LE PRESSIONI DI LOTITO - C'è una "congerie di telefonate compromettenti" e di "prove inequivocabili" delle "pressioni" esercitate dal patron della Lazio, Claudio Lotito, "sul mondo arbitrale in un contesto di lotte intestine per la nomina a Presidente della Figc tra l'uscente Franco Carraro e l'aspirante emergente Giancarlo Abete" per assicurarsi il "salvataggio" della Lazio dalla retrocessione nel campionato 2004-2005. Lo scrive la Cassazione nella sentenza su 'Calciopolì rilevando che l'allora vice della Figc, Innocenzo Mazzini, viene intercettato mentre assicura a Lotito che la sua "mediazione" era riuscita ad assicurare alla Lazio un occhio di favore da parte dei designatori arbitrali Bergamo e Pairetto. "Così come avevano avuto esiti positivi interventi di persone estranee all'ambiente calcistico quali" Cosimo Maria Ferri - attuale sottosegretario alla giustizia - e l'ex presidente della Camera Gianfranco Fini. Si ricordano le "sviste arbitrali" in "favore della società romana" durante le partite Lazio-Chievo e Lazio-Parma. Ad avviso della Cassazione, il comportamento di Lotito - con le sue "manovre pressorie" - ben rappresenta un "fenomeno degenerativo" di "condotte idonee all'alterazione di una gara". Per gli 'ermellini', "non è chi non veda, infatti, ai fini della rilevanza penale, l'assenza di sostanziali differenze tra la condotta di chi offre o dà denaro (o permette altri vantaggi) a soggetti appartenenti ad un'altra squadra per assicurarsi la vittoria o il vantaggio in classifica, e la condotta di chi persegua tali obiettivi attraverso manovre più subdole ma ugualmente destinate al raggiungimento di quello scopo". Anche per Lotito il processo si è concluso con la prescrizione, prima ancora di giungere in Cassazione, dei due episodi di frode sportiva per i quali era imputato.

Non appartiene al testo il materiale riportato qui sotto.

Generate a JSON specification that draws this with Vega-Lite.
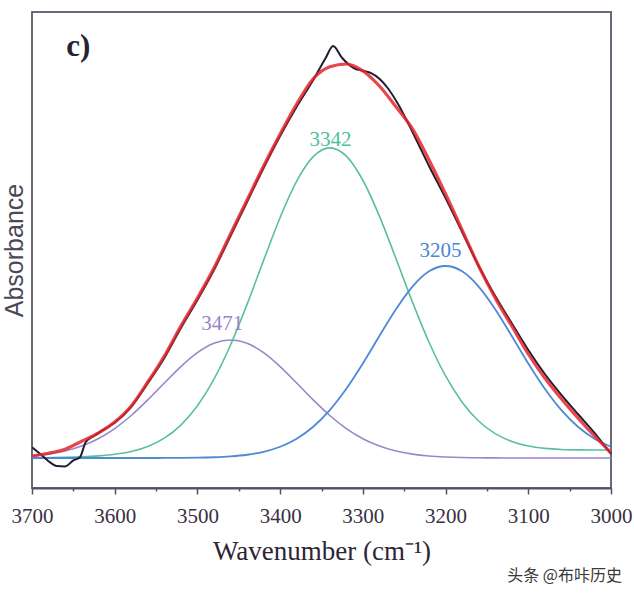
{
  "$schema": "https://vega.github.io/schema/vega-lite/v6.json",
  "autosize": "none",
  "width": 579,
  "height": 476,
  "padding": {"left": 32, "top": 12, "right": 23, "bottom": 108},
  "background": "white",
  "view": {"stroke": "#6b6878", "strokeWidth": 2},
  "config": {"font": "Liberation Serif"},
  "title": {
    "text": "头条 @布咔历史",
    "orient": "bottom",
    "anchor": "end",
    "font": "Noto Sans CJK SC",
    "fontSize": 16,
    "fontWeight": "normal",
    "color": "#3a3a3a",
    "offset": 4,
    "dx": -10
  },
  "datasets": {
    "measured": [
      {"wn": 3700, "a": 0.027}, {"wn": 3690, "a": 0.01}, {"wn": 3680, "a": -0.008},
      {"wn": 3670, "a": -0.02}, {"wn": 3660, "a": -0.021}, {"wn": 3650, "a": -0.006},
      {"wn": 3642, "a": 0.002}, {"wn": 3635, "a": 0.04}, {"wn": 3625, "a": 0.055},
      {"wn": 3610, "a": 0.075}, {"wn": 3600, "a": 0.088}, {"wn": 3580, "a": 0.128},
      {"wn": 3560, "a": 0.187}, {"wn": 3540, "a": 0.25}, {"wn": 3520, "a": 0.325},
      {"wn": 3500, "a": 0.395}, {"wn": 3480, "a": 0.47}, {"wn": 3460, "a": 0.555},
      {"wn": 3440, "a": 0.64}, {"wn": 3420, "a": 0.725}, {"wn": 3400, "a": 0.805},
      {"wn": 3380, "a": 0.878}, {"wn": 3360, "a": 0.945}, {"wn": 3345, "a": 1.0},
      {"wn": 3336, "a": 1.03}, {"wn": 3325, "a": 1.0}, {"wn": 3311, "a": 0.975},
      {"wn": 3300, "a": 0.968}, {"wn": 3290, "a": 0.962}, {"wn": 3280, "a": 0.948},
      {"wn": 3270, "a": 0.925}, {"wn": 3258, "a": 0.887}, {"wn": 3240, "a": 0.815},
      {"wn": 3220, "a": 0.73}, {"wn": 3200, "a": 0.65}, {"wn": 3180, "a": 0.565},
      {"wn": 3160, "a": 0.48}, {"wn": 3140, "a": 0.405}, {"wn": 3120, "a": 0.337},
      {"wn": 3100, "a": 0.27}, {"wn": 3080, "a": 0.21}, {"wn": 3060, "a": 0.158},
      {"wn": 3040, "a": 0.11}, {"wn": 3020, "a": 0.063}, {"wn": 3000, "a": 0.01}
    ],
    "fit": [
      {"wn": 3700, "a": 0.005}, {"wn": 3680, "a": 0.012}, {"wn": 3660, "a": 0.022},
      {"wn": 3640, "a": 0.042}, {"wn": 3620, "a": 0.062}, {"wn": 3600, "a": 0.09},
      {"wn": 3580, "a": 0.13}, {"wn": 3560, "a": 0.19}, {"wn": 3540, "a": 0.255},
      {"wn": 3520, "a": 0.33}, {"wn": 3500, "a": 0.4}, {"wn": 3480, "a": 0.475},
      {"wn": 3460, "a": 0.56}, {"wn": 3440, "a": 0.645}, {"wn": 3420, "a": 0.73},
      {"wn": 3400, "a": 0.81}, {"wn": 3380, "a": 0.885}, {"wn": 3360, "a": 0.948},
      {"wn": 3340, "a": 0.978}, {"wn": 3320, "a": 0.985}, {"wn": 3300, "a": 0.968},
      {"wn": 3280, "a": 0.93}, {"wn": 3260, "a": 0.878}, {"wn": 3240, "a": 0.823},
      {"wn": 3220, "a": 0.745}, {"wn": 3200, "a": 0.66}, {"wn": 3180, "a": 0.57},
      {"wn": 3160, "a": 0.48}, {"wn": 3140, "a": 0.4}, {"wn": 3120, "a": 0.33},
      {"wn": 3100, "a": 0.26}, {"wn": 3080, "a": 0.2}, {"wn": 3060, "a": 0.148},
      {"wn": 3040, "a": 0.1}, {"wn": 3020, "a": 0.055}, {"wn": 3000, "a": 0.013}
    ],
    "p3471": [
      {"wn": 3700, "a": 0.005}, {"wn": 3680, "a": 0.0096}, {"wn": 3660, "a": 0.0173},
      {"wn": 3640, "a": 0.0297}, {"wn": 3620, "a": 0.0481}, {"wn": 3600, "a": 0.0736},
      {"wn": 3580, "a": 0.1063}, {"wn": 3560, "a": 0.1452}, {"wn": 3540, "a": 0.1874},
      {"wn": 3520, "a": 0.2286}, {"wn": 3500, "a": 0.2634}, {"wn": 3480, "a": 0.2868},
      {"wn": 3460, "a": 0.295}, {"wn": 3440, "a": 0.2868}, {"wn": 3420, "a": 0.2634},
      {"wn": 3400, "a": 0.2286}, {"wn": 3380, "a": 0.1874}, {"wn": 3360, "a": 0.1452},
      {"wn": 3340, "a": 0.1063}, {"wn": 3320, "a": 0.0736}, {"wn": 3300, "a": 0.0481},
      {"wn": 3280, "a": 0.0297}, {"wn": 3260, "a": 0.0173}, {"wn": 3240, "a": 0.0096},
      {"wn": 3220, "a": 0.005}, {"wn": 3200, "a": 0.0025}, {"wn": 3180, "a": 0.0011},
      {"wn": 3160, "a": 0.0005}, {"wn": 3140, "a": 0.0002}, {"wn": 3120, "a": 0.0001},
      {"wn": 3100, "a": 0}, {"wn": 3000, "a": 0}
    ],
    "p3342": [
      {"wn": 3700, "a": 0.0001}, {"wn": 3680, "a": 0.0008}, {"wn": 3660, "a": 0.0016},
      {"wn": 3640, "a": 0.003}, {"wn": 3620, "a": 0.0053}, {"wn": 3600, "a": 0.0093},
      {"wn": 3580, "a": 0.0163}, {"wn": 3560, "a": 0.0288}, {"wn": 3540, "a": 0.0495},
      {"wn": 3520, "a": 0.0821}, {"wn": 3500, "a": 0.1304}, {"wn": 3480, "a": 0.1971},
      {"wn": 3460, "a": 0.2826}, {"wn": 3440, "a": 0.384}, {"wn": 3420, "a": 0.4941},
      {"wn": 3400, "a": 0.6013}, {"wn": 3380, "a": 0.6921}, {"wn": 3360, "a": 0.7534},
      {"wn": 3340, "a": 0.7753}, {"wn": 3320, "a": 0.7546}, {"wn": 3300, "a": 0.6944},
      {"wn": 3280, "a": 0.6047}, {"wn": 3260, "a": 0.4987}, {"wn": 3240, "a": 0.3897},
      {"wn": 3220, "a": 0.2894}, {"wn": 3200, "a": 0.2051}, {"wn": 3180, "a": 0.1396},
      {"wn": 3160, "a": 0.0924}, {"wn": 3140, "a": 0.0609}, {"wn": 3120, "a": 0.0414},
      {"wn": 3100, "a": 0.03}, {"wn": 3080, "a": 0.0241}, {"wn": 3060, "a": 0.0213},
      {"wn": 3040, "a": 0.0202}, {"wn": 3020, "a": 0.0199}, {"wn": 3000, "a": 0.0202}
    ],
    "p3205": [
      {"wn": 3700, "a": 0}, {"wn": 3560, "a": 0}, {"wn": 3540, "a": 0.0001},
      {"wn": 3520, "a": 0.0003}, {"wn": 3500, "a": 0.0008}, {"wn": 3480, "a": 0.0019},
      {"wn": 3460, "a": 0.004}, {"wn": 3440, "a": 0.0081}, {"wn": 3420, "a": 0.0156},
      {"wn": 3400, "a": 0.0282}, {"wn": 3380, "a": 0.0483}, {"wn": 3360, "a": 0.0782},
      {"wn": 3340, "a": 0.1197}, {"wn": 3320, "a": 0.173}, {"wn": 3300, "a": 0.2363},
      {"wn": 3280, "a": 0.305}, {"wn": 3260, "a": 0.3719}, {"wn": 3240, "a": 0.4285},
      {"wn": 3220, "a": 0.4666}, {"wn": 3200, "a": 0.48}, {"wn": 3180, "a": 0.4666},
      {"wn": 3160, "a": 0.4285}, {"wn": 3140, "a": 0.3719}, {"wn": 3120, "a": 0.305},
      {"wn": 3100, "a": 0.2363}, {"wn": 3080, "a": 0.173}, {"wn": 3060, "a": 0.1197},
      {"wn": 3040, "a": 0.0782}, {"wn": 3020, "a": 0.0483}, {"wn": 3000, "a": 0.0282}
    ],
    "labels": [
      {"wn": 3339, "a": 0.795, "t": "3342", "c": "#4fbf9c"},
      {"wn": 3206, "a": 0.518, "t": "3205", "c": "#4a86d4"},
      {"wn": 3470, "a": 0.335, "t": "3471", "c": "#9a82cc"}
    ],
    "panel": [
      {"wn": 3644, "a": 1.028, "t": "c)"}
    ]
  },
  "encoding": {
    "x": {
      "field": "wn",
      "type": "quantitative",
      "scale": {"domain": [3000, 3700], "reverse": true, "nice": false, "zero": false},
      "axis": {
        "title": "Wavenumber (cm⁻¹)",
        "values": [3700, 3650, 3600, 3550, 3500, 3450, 3400, 3350, 3300, 3250, 3200, 3150, 3100, 3050, 3000],
        "labelExpr": "datum.value % 100 === 0 ? datum.label : ''",
        "format": "d",
        "grid": false,
        "domainColor": "#5a4e62",
        "domainWidth": 2,
        "tickColor": "#5a4e62",
        "tickWidth": 1.5,
        "tickSize": {"condition": {"test": "datum.value % 100 !== 0", "value": 3}, "value": 6},
        "labelFont": "Liberation Serif",
        "labelFontSize": 21,
        "labelColor": "#3b2f45",
        "labelPadding": 11,
        "labelFlush": false,
        "labelOverlap": false,
        "titleFont": "Liberation Serif",
        "titleFontSize": 27,
        "titleFontWeight": "normal",
        "titleColor": "#2e2436",
        "titlePadding": 12
      }
    },
    "y": {
      "field": "a",
      "type": "quantitative",
      "scale": {"domain": [-0.075, 1.115], "nice": false, "zero": false},
      "axis": {
        "title": "Absorbance",
        "labels": false,
        "ticks": false,
        "domain": false,
        "grid": false,
        "titleFont": "Liberation Sans",
        "titleFontSize": 25,
        "titleFontWeight": "normal",
        "titleColor": "#4a4858",
        "titlePadding": 5
      }
    }
  },
  "layer": [
    {
      "data": {"name": "p3471"},
      "mark": {"type": "line", "interpolate": "monotone", "color": "#9a86c8", "strokeWidth": 1.6}
    },
    {
      "data": {"name": "p3342"},
      "mark": {"type": "line", "interpolate": "monotone", "color": "#5bbf9f", "strokeWidth": 1.6}
    },
    {
      "data": {"name": "p3205"},
      "mark": {"type": "line", "interpolate": "monotone", "color": "#4d8ad6", "strokeWidth": 1.8}
    },
    {
      "data": {"name": "measured"},
      "mark": {"type": "line", "interpolate": "monotone", "color": "#201d33", "strokeWidth": 2}
    },
    {
      "data": {"name": "fit"},
      "mark": {"type": "line", "interpolate": "monotone", "color": "#e4262c", "strokeWidth": 3.2, "opacity": 0.85}
    },
    {
      "data": {"name": "labels"},
      "mark": {"type": "text", "font": "Liberation Serif", "fontSize": 21, "baseline": "middle", "align": "center"},
      "encoding": {
        "text": {"field": "t"},
        "color": {"field": "c", "type": "nominal", "scale": null}
      }
    },
    {
      "data": {"name": "panel"},
      "mark": {"type": "text", "font": "Liberation Serif", "fontSize": 31, "fontWeight": "bold", "color": "#2a2030", "baseline": "middle", "align": "center"},
      "encoding": {"text": {"field": "t"}}
    }
  ]
}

LA 'RESA' DEI DELLA VALLE - I vertici della Fiorentina - Diego e Andrea Della Valle e il manager viola Sandro Mencucci - alla fine, dopo una strenua resistenza, vanno "a Canossa" da Luciano Moggi e si "accostano a quel sistema di potere che li aveva emarginati e in definitiva danneggiati: non dunque con il proposito di garantirsi l'imparzialità delle decisioni arbitrali per riparare ai presunti torti subiti in precedenza (ritenuti alla base della deficitaria situazione in classifica), ma una sorta di accondiscendenza verso un sistema di potere che li garantisse per il futuro attraverso scelte arbitrali oculate pilotate dal gruppo di potere operante in parte in seno alla Figc (i vertici arbitrali e Mazzini) e in parte estraneo all'ente (Moggi, "tra loro in perfetta simbiosi"). Alla dirigenza viola sono stati contestati due episodi di frode sportiva - per "pilotare" le partita Fiorentina-Chievo e Lecce-Parma - caduti in prescrizione.